Check your dog’s behavior
The next step in rehabilitation depends on how your dog is reacting to other dogs. She may be timid or nervous and try to avoid other dogs; she may be fearful but show aggression toward other dogs, or she may show aggression and no fear.

  1. If your dog is timid and showing avoidance…
    If your dog tries to avoid other dogs, or starts showing signs of fear like shaking or going low to the ground, then the best route to rehabilitation is socialization with other dogs. Expose your dog to other dogs in controlled settings, like with friends’ or neighbor’s dogs, or take her (on-leash) to the small/timid dog area of the dog park, if available.

    Don’t try to force him to socialize with other dogs, but don’t let him try to hide behind you, either. The goal here is to get him used to being around other dogs without feeling the need to panic or run.

    You can also help a fearful dog by boosting her self-esteem with things like running obstacle courses, giving her a job to do, or teaching her new tricks. By taking your dog to a group training class in obedience, agility, socialization, or Treibball, you can combine self-esteem building with socialization.
     

  2. If your dog is fearful but showing aggression…
    Fear aggression can be difficult to deal with, but not impossible. You can tell the difference between it and non-fearful aggression by watching your dog’s body language before it lunges. If the dog seems submissive and in retreat but then abruptly lashes out, then the source of his aggression is fear, especially if he seems to give a warning nip and then back away.

    In these cases, your dog needs you to be a calm, assertive, and confident Pack Leader more than any other, fulfilling the primary function of providing protection and direction. You can also use socialization, although initially in a much more controlled manner. Dogs with fearful aggression can respond well to pack walks because their instinct to move forward with the pack will help override their fear.
     

  3. If your dog has become aggressive…
    Dogs become aggressive when they’re frustrated, and they become frustrated if you don’t provide them with clear rules, boundaries, and limitations.

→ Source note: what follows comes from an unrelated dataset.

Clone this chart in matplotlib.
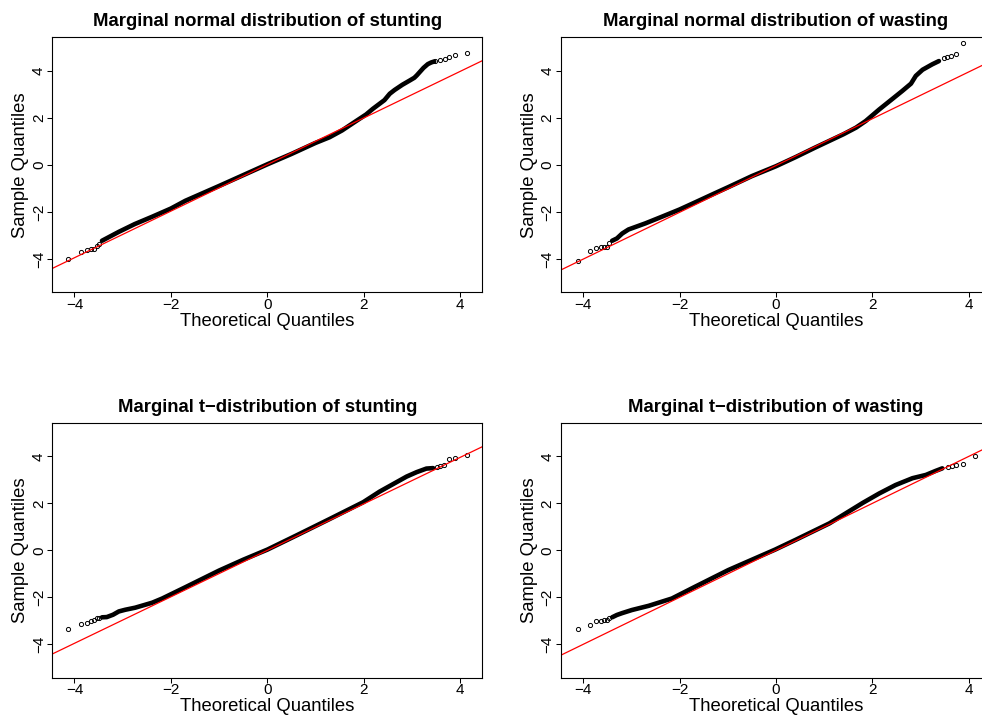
import numpy as np
import matplotlib
matplotlib.use("Agg")
import matplotlib.pyplot as plt

plt.rcParams['font.family'] = ['Liberation Sans', 'DejaVu Sans']

titles = ["Marginal normal distribution of stunting",
          "Marginal normal distribution of wasting",
          "Marginal t\u2212distribution of stunting",
          "Marginal t\u2212distribution of wasting"]

ticks = [-4, -2, 0, 2, 4]

# normal, stunting
ns_band_x = [-3.43, -3.2, -3.08, -2.75, -2.39, -2.0, -1.70, -1.3, -1.0, -0.5, 0.0, 0.5, 1.0, 1.29,
             1.55, 1.85, 2.05, 2.19, 2.43, 2.54, 2.64, 2.80, 2.96, 3.05, 3.10, 3.24, 3.33, 3.40, 3.46]
ns_band_y = [-3.23, -2.98, -2.85, -2.52, -2.21, -1.86, -1.53, -1.17, -0.90, -0.44, 0.02, 0.46, 0.93, 1.17,
             1.46, 1.87, 2.14, 2.38, 2.75, 3.02, 3.18, 3.40, 3.59, 3.70, 3.80, 4.12, 4.28, 4.35, 4.39]
ns_tail_x = [-4.14, -3.87, -3.74, -3.66, -3.59, -3.54, -3.49, 3.48, 3.58, 3.69, 3.77, 3.90, 4.15]
ns_tail_y = [-4.02, -3.70, -3.62, -3.57, -3.59, -3.45, -3.35, 4.40, 4.44, 4.51, 4.58, 4.65, 4.75]
ns_line = (0.01, 0.99)

# normal, wasting
nw_band_x = [-3.40, -3.30, -3.19, -3.06, -2.71, -2.37, -2.0, -1.68, -1.3, -0.99, -0.5, 0.0, 0.41, 0.8,
             1.11, 1.40, 1.66, 1.86, 2.14, 2.42, 2.62, 2.80, 2.90, 3.04, 3.24, 3.38]
nw_band_y = [-3.23, -3.13, -2.92, -2.75, -2.49, -2.21, -1.90, -1.60, -1.24, -0.95, -0.48, -0.06, 0.33, 0.72,
             1.02, 1.30, 1.58, 1.86, 2.35, 2.81, 3.14, 3.45, 3.78, 4.04, 4.27, 4.41]
nw_tail_x = [-4.11, -3.85, -3.73, -3.64, -3.57, -3.51, -3.46, 3.49, 3.55, 3.62, 3.74, 3.87]
nw_tail_y = [-4.10, -3.67, -3.53, -3.50, -3.50, -3.49, -3.32, 4.55, 4.58, 4.63, 4.70, 5.18]
nw_line = (-0.03, 0.995)

# t, stunting
ts_band_x = [-3.43, -3.33, -3.20, -3.08, -2.95, -2.74, -2.39, -2.18, -1.70, -1.0, -0.5, 0.0, 0.6, 1.29,
             1.99, 2.33, 2.68, 2.89, 3.10, 3.30, 3.44]
ts_band_y = [-2.85, -2.84, -2.74, -2.60, -2.53, -2.44, -2.23, -2.05, -1.57, -0.86, -0.40, 0.03, 0.63, 1.33,
             2.05, 2.50, 2.90, 3.14, 3.33, 3.48, 3.50]
ts_tail_x = [-4.14, -3.87, -3.74, -3.66, -3.59, -3.54, -3.49, 3.51, 3.58, 3.67, 3.77, 3.89, 4.15]
ts_tail_y = [-3.36, -3.12, -3.08, -3.02, -2.97, -2.88, -2.86, 3.55, 3.60, 3.65, 3.90, 3.93, 4.06]
ts_line = (0.0, 0.989)

# t, wasting
tw_band_x = [-3.40, -3.30, -3.19, -2.99, -2.64, -2.16, -1.68, -0.99, -0.5, -0.02, 0.41, 1.11, 1.80,
             2.14, 2.48, 2.83, 3.11, 3.31, 3.45]
tw_band_y = [-2.85, -2.75, -2.67, -2.54, -2.36, -2.05, -1.55, -0.84, -0.40, 0.03, 0.45, 1.15, 2.02,
             2.42, 2.78, 3.07, 3.21, 3.38, 3.49]
tw_tail_x = [-4.11, -3.85, -3.73, -3.64, -3.57, -3.51, -3.46, 3.57, 3.66, 3.74, 3.87, 4.13]
tw_tail_y = [-3.33, -3.16, -3.01, -2.99, -2.98, -2.95, -2.90, 3.53, 3.57, 3.63, 3.67, 4.00]
tw_line = (0.0, 1.0)

panels = [
    (ns_band_x, ns_band_y, ns_tail_x, ns_tail_y, ns_line),
    (nw_band_x, nw_band_y, nw_tail_x, nw_tail_y, nw_line),
    (ts_band_x, ts_band_y, ts_tail_x, ts_tail_y, ts_line),
    (tw_band_x, tw_band_y, tw_tail_x, tw_tail_y, tw_line),
]

W, H = 982, 717
fig = plt.figure(figsize=(W / 100, H / 100), dpi=100)

# axes boxes in pixels: left, top, width, height
boxes = [(52.3, 37.3, 430, 255), (561, 37.3, 430, 255),
         (52.3, 423, 430, 254.7), (561, 423, 430, 254.7)]

for (bx, by, bw, bh), title, (band_x, band_y, tail_x, tail_y, (a, b)) in zip(boxes, titles, panels):
    ax = fig.add_axes([bx / W, 1 - (by + bh) / H, bw / W, bh / H])
    ax.plot(band_x, band_y, color='black', lw=3.3, solid_capstyle='round', solid_joinstyle='round')
    ax.plot(tail_x, tail_y, 'o', mfc='none', mec='black', ms=3.0, mew=0.7)
    ax.axline((0, a), slope=b, color='red', lw=0.9)
    ax.set_xlim(-4.46, 4.46)
    ax.set_ylim(-5.42, 5.42)
    ax.set_xticks(ticks)
    ax.set_yticks(ticks)
    ax.tick_params(direction='out', length=3.6, width=0.75, labelsize=11)
    ax.tick_params(axis='x', pad=0.5)
    ax.tick_params(axis='y', pad=1.0, labelrotation=90)
    for lbl in ax.get_yticklabels():
        lbl.set_va('center')
    for s in ax.spines.values():
        s.set_linewidth(0.8)
    ax.set_title(title, fontsize=13.3, fontweight='bold', pad=8)
    ax.set_xlabel("Theoretical Quantiles", fontsize=13.3, va='baseline')
    ax.set_ylabel("Sample Quantiles", fontsize=13.3, va='baseline')
    ax.xaxis.set_label_coords(0.5, -(326 - 292.3) / 255)
    ax.yaxis.set_label_coords((25 - 52.3) / 430, 0.5)

fig.savefig("out.png", dpi=100)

    You can help to reduce their aggressive tendencies on the walk by making it a ritual through which the dog earns the right to go outside. Before you put the leash on, she has to sit calmly; she can’t go out the open door until you’ve gone out and then invited her; and she has to stay next to or just behind you.

    You can also help limit aggression by knowing when and how to correct it — with a short sideways tug of the leash at just the moment the dog starts to show any sign of it. This can take practice to get the timing right. If you’re having trouble with the correction, your dog still shows aggression that you can’t control, or the dog is large or a power breed, then consulting a professional trainer is probably the best approach for both of you.

No one wants to see their dog get bitten, but it’s up to us as Pack Leaders to do the right thing, not only when it happens but after the fact, to rehabilitate our dogs and restore balance.